We were seated at an outdoor table, where he apprised us of the wines being served. I picked the Solive Pas Dosé, and Jim chose the Rosé because we wanted to try something different than the bruts we had been tasting. A few minutes later, a platter of wonderful prosciutto and cheese arrived along with two glasses. After pouring the wine, our host bent down and started fawning over Luca. For me, this confirmed my earlier suspicion that we were permitted to stay and taste wines because Luca was with us. He is very often a door opener and a conversation starter. We were very happy that Luca was so welcome here, and after a false start, we too felt welcome.
Following are my thoughts on the tasting of the three Solive wines.
My favorite was the Solive Franciacorta DOCG Pas Dosé, a wine made without the addition of the liqueur d'expedition. This wine is made from 90% Chardonnay and 10% Pinot Nero. It undergoes a second fermentation in the bottle for 30 months. I was enthused from the moment I saw the wine enter the glass. Its light straw color and lively perlage called to me as I drank in the scent of fruits and pastry. The palate is mature but still fresh with a well balanced acidity. This wine holds up well with the strong taste of parmiggiano and would do well not only with poultry dishes but veal and pork dishes also.

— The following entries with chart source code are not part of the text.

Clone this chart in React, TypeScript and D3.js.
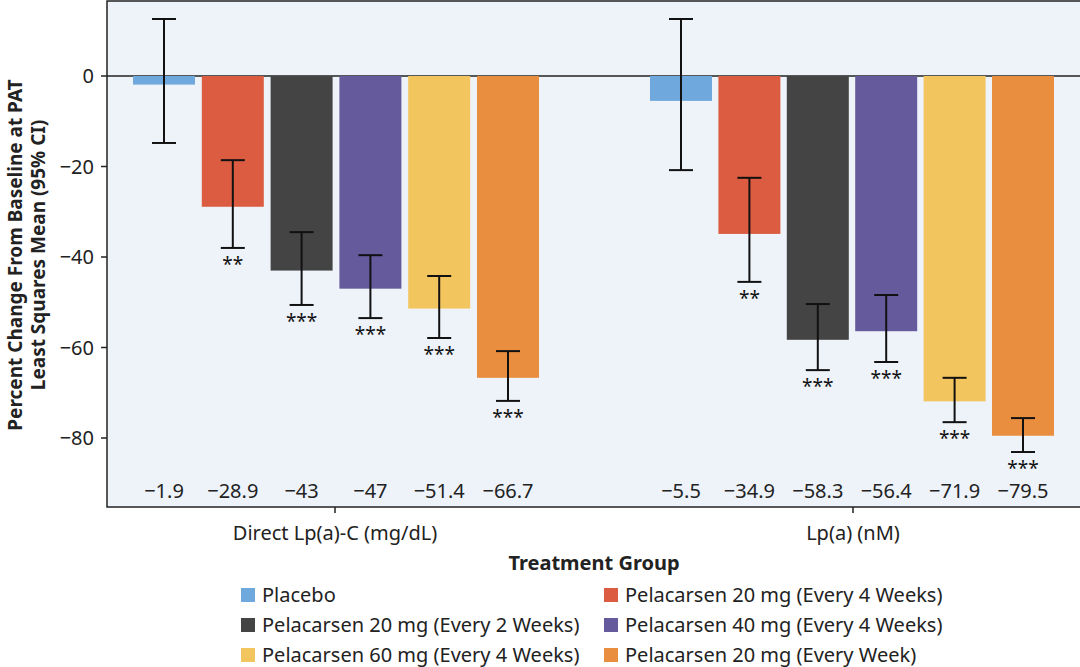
import React from "react";
import * as d3 from "d3";

const groups = ["Direct Lp(a)-C (mg/dL)", "Lp(a) (nM)"];
const series = [
  "Placebo",
  "Pelacarsen 20 mg (Every 4 Weeks)",
  "Pelacarsen 20 mg (Every 2 Weeks)",
  "Pelacarsen 40 mg (Every 4 Weeks)",
  "Pelacarsen 60 mg (Every 4 Weeks)",
  "Pelacarsen 20 mg (Every Week)",
];
const colors = ["#6fa8dc", "#dc5c42", "#444444", "#655a9c", "#f2c55f", "#e98e3f"];
const values = [
  [-1.9, -28.9, -43, -47, -51.4, -66.7],
  [-5.5, -34.9, -58.3, -56.4, -71.9, -79.5],
];
const ciLow = [
  [-14.8, -38, -50.6, -53.5, -57.9, -71.8],
  [-20.8, -45.5, -65, -63.2, -76.5, -83.1],
];
const ciHigh = [
  [12.6, -18.6, -34.5, -39.6, -44.2, -60.8],
  [12.6, -22.5, -50.4, -48.4, -66.7, -75.6],
];
const stars = [
  ["", "**", "***", "***", "***", "***"],
  ["", "**", "***", "***", "***", "***"],
];
const labels = [
  ["\u22121.9", "\u221228.9", "\u221243", "\u221247", "\u221251.4", "\u221266.7"],
  ["\u22125.5", "\u221234.9", "\u221258.3", "\u221256.4", "\u221271.9", "\u221279.5"],
];
const yTicks = [0, -20, -40, -60, -80];

const W = 1080, H = 667;
const L = 107, T = 1, B = 507, R = 1082;
const font = "'Noto Sans', sans-serif";

export default function App() {
  const y = d3.scaleLinear().domain([-80, 0]).range([438, 76]);
  const groupStart = [133, 650];
  const step = [68.8, 68.4], bw = 62;
  const xBar = (g: number, i: number) => groupStart[g] + i * step[g];
  const groupCenter = [335, 853];
  return (
    <svg width={W} height={H} style={{ position: "absolute", left: 0, top: 0 }} fontFamily={font}>
      <rect x={L} y={T} width={R - L} height={B - T} fill="#eef3fa" stroke="#222" strokeWidth={1.5} />
      <line x1={L} x2={R} y1={y(0)} y2={y(0)} stroke="#222" strokeWidth={1.5} />
      {yTicks.map((t) => (
        <g key={t}>
          <line x1={L - 6} x2={L} y1={y(t)} y2={y(t)} stroke="#222" strokeWidth={1.5} />
          <text x={L - 13} y={y(t)} dy="0.35em" textAnchor="end" fontSize={20} fill="#222">
            {t === 0 ? "0" : "\u2212" + Math.abs(t)}
          </text>
        </g>
      ))}
      {values.map((vs, g) =>
        vs.map((v, i) => {
          const x = xBar(g, i);
          const cx = x + bw / 2;
          return (
            <g key={g + "-" + i}>
              <rect x={x} y={y(0)} width={bw} height={y(v) - y(0)} fill={colors[i]} />
              <line x1={cx} x2={cx} y1={y(ciHigh[g][i])} y2={y(ciLow[g][i])} stroke="#111" strokeWidth={2} />
              <line x1={cx - 12} x2={cx + 12} y1={y(ciHigh[g][i])} y2={y(ciHigh[g][i])} stroke="#111" strokeWidth={2} />
              <line x1={cx - 12} x2={cx + 12} y1={y(ciLow[g][i])} y2={y(ciLow[g][i])} stroke="#111" strokeWidth={2} />
              <text x={cx} y={y(ciLow[g][i]) + 23} textAnchor="middle" fontSize={19} fill="#111">{stars[g][i]}</text>
              <text x={cx} y={498} textAnchor="middle" fontSize={20} fill="#222">{labels[g][i]}</text>
            </g>
          );
        })
      )}
      {groups.map((gname, g) => (
        <g key={gname}>
          <line x1={groupCenter[g]} x2={groupCenter[g]} y1={B} y2={B + 6} stroke="#222" strokeWidth={1.5} />
          <text x={groupCenter[g]} y={540} textAnchor="middle" fontSize={20} fill="#222">{gname}</text>
        </g>
      ))}
      <text x={594} y={570} textAnchor="middle" fontSize={20} fontWeight="bold" fill="#222">Treatment Group</text>
      <text transform="translate(22,255) rotate(-90)" textAnchor="middle" fontSize={19} fontWeight="bold" fill="#222">
        <tspan x={0} dy={0}>Percent Change From Baseline at PAT</tspan>
        <tspan x={0} dy={23}>Least Squares Mean (95% CI)</tspan>
      </text>
      {series.map((s, i) => {
        const col = i % 2, row = Math.floor(i / 2);
        const lx = col === 0 ? 241 : 604;
        const ly = 595 + row * 30;
        return (
          <g key={s}>
            <rect x={lx} y={ly - 7} width={14} height={14} fill={colors[i]} />
            <text x={lx + 21} y={ly} dy="0.35em" fontSize={20} fill="#222">{s}</text>
          </g>
        );
      })}
    </svg>
  );
}
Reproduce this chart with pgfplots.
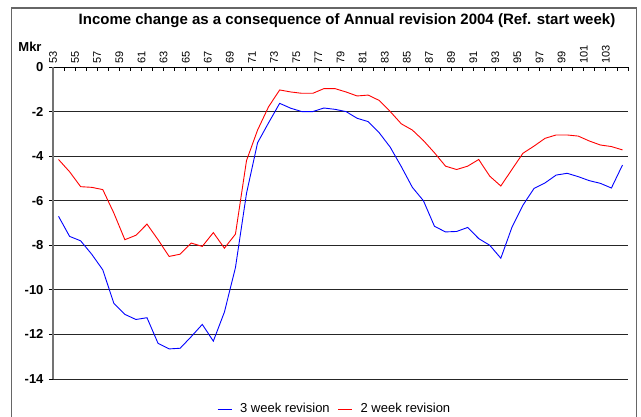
\documentclass[border=0pt]{standalone}
\usepackage{pgfplots}
\pgfplotsset{compat=1.18}
\usepackage{fontspec}
\setmainfont{Liberation Sans}
\pgfplotstableread{
w v
53 -6.7
54 -7.6
55 -7.8
56 -8.4
57 -9.1
58 -10.6
59 -11.1
60 -11.33
61 -11.25
62 -12.4
63 -12.65
64 -12.62
65 -12.1
66 -11.55
67 -12.3
68 -11.0
69 -9.0
70 -5.67
71 -3.4
72 -2.5
73 -1.63
74 -1.85
75 -2.0
76 -2.0
77 -1.84
78 -1.9
79 -2.0
80 -2.3
81 -2.45
82 -2.95
83 -3.6
84 -4.47
85 -5.4
86 -6.0
87 -7.15
88 -7.4
89 -7.38
90 -7.2
91 -7.7
92 -8.0
93 -8.58
94 -7.2
95 -6.2
96 -5.45
97 -5.2
98 -4.85
99 -4.77
100 -4.92
101 -5.1
102 -5.22
103 -5.43
104 -4.4
}\threeweek
\pgfplotstableread{
w v
53 -4.15
54 -4.7
55 -5.37
56 -5.4
57 -5.5
58 -6.55
59 -7.75
60 -7.55
61 -7.05
62 -7.75
63 -8.5
64 -8.4
65 -7.9
66 -8.05
67 -7.43
68 -8.13
69 -7.5
70 -4.2
71 -2.83
72 -1.78
73 -1.03
74 -1.12
75 -1.18
76 -1.18
77 -0.97
78 -0.97
79 -1.12
80 -1.3
81 -1.26
82 -1.5
83 -2.0
84 -2.55
85 -2.83
86 -3.3
87 -3.85
88 -4.45
89 -4.6
90 -4.45
91 -4.15
92 -4.9
93 -5.34
94 -4.6
95 -3.87
96 -3.55
97 -3.2
98 -3.05
99 -3.05
100 -3.1
101 -3.32
102 -3.5
103 -3.57
104 -3.72
}\twoweek
\begin{document}
\begin{tikzpicture}[x=1pt,y=1pt]
\useasboundingbox (0,0) rectangle (641,416);
\draw[black!60, line width=1.3pt] (11.5,-2) -- (11.5,408) -- (636.5,408) -- (636.5,-2);
\node[font=\bfseries\fontsize{15}{15}\selectfont, inner sep=0pt] at (347,395) {Income change as a consequence of Annual revision 2004 (Ref. start week)};
\node[font=\bfseries\fontsize{13}{13}\selectfont, inner sep=0pt] at (30,369) {Mkr};
\begin{axis}[
  at={(53pt,37pt)}, anchor=south west,
  scale only axis, width=575pt, height=312pt,
  xmin=52.5, xmax=104.5, ymin=-14, ymax=0,
  axis x line*=top, axis y line*=left,
  x axis line style={black, line width=0.9pt},
  y axis line style={black!55, line width=1.2pt},
  tick align=inside,
  xtick={53,55,...,103},
  minor xtick={52.5,53.5,...,104.5},
  major x tick style={draw=none},
  minor x tick style={black, line width=0.8pt},
  minor tick length=4pt,
  major tick length=4pt,
  major y tick style={black, line width=0.8pt, xshift=-4pt},
  /pgf/number format/assume math mode=true,
  xticklabel style={rotate=90, anchor=west, font=\fontsize{11}{11}\selectfont, yshift=5.5pt},
  ytick={-14,-12,...,0},
  yticklabels={-14,-12,-10,-8,-6,-4,-2,0},
  yticklabel style={font=\bfseries\fontsize{13}{13}\selectfont, xshift=-6pt},
  ymajorgrids, grid style={black!85, line width=0.9pt},
  legend columns=2,
  legend style={draw=none, at={(0.49,-0.096)}, anchor=center, font=\fontsize{13}{13}\selectfont, column sep=6pt, inner sep=0pt},
  legend image code/.code={\draw[#1] (0pt,0pt) -- (14pt,0pt);},
  clip=false,
]
\addplot[blue, line width=0.9pt] table[x=w, y=v] {\threeweek};
\addlegendentry{3 week revision}
\addplot[red, line width=0.9pt] table[x=w, y=v] {\twoweek};
\addlegendentry{2 week revision}
\end{axis}
\end{tikzpicture}
\end{document}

The Franciacorta DOCG Rosé is made from 100% Pinot Nero which undergoes a 24 month second fermentation in the bottle. In the glass it is a beautiful pastel color combining hues of peach and rose. The color is achieved by leaving the skin in contact with the must for 12 to 24 hours. Like the Pas Dose, the Rose has a lively perlage, but here the nose is intense with red fruits and bread crust. The taste is robust combining the fruitiness and depth of the Pinot Nero with bread crusts, a change after all of the white grape wines we have been tasting. For me, it was my least favorite of the three wines, probably because I am predominantly a white wine drinker with an occasional taste of rose. But for Pinot Nero lovers, it is possibly a wine you will love. |
As we entered the roadway, I was confident that I would return to Lombardy one day and taste more of the sparkling wines in Franciacorta. But, for now, I bid, Arrivederci, Franciacorta.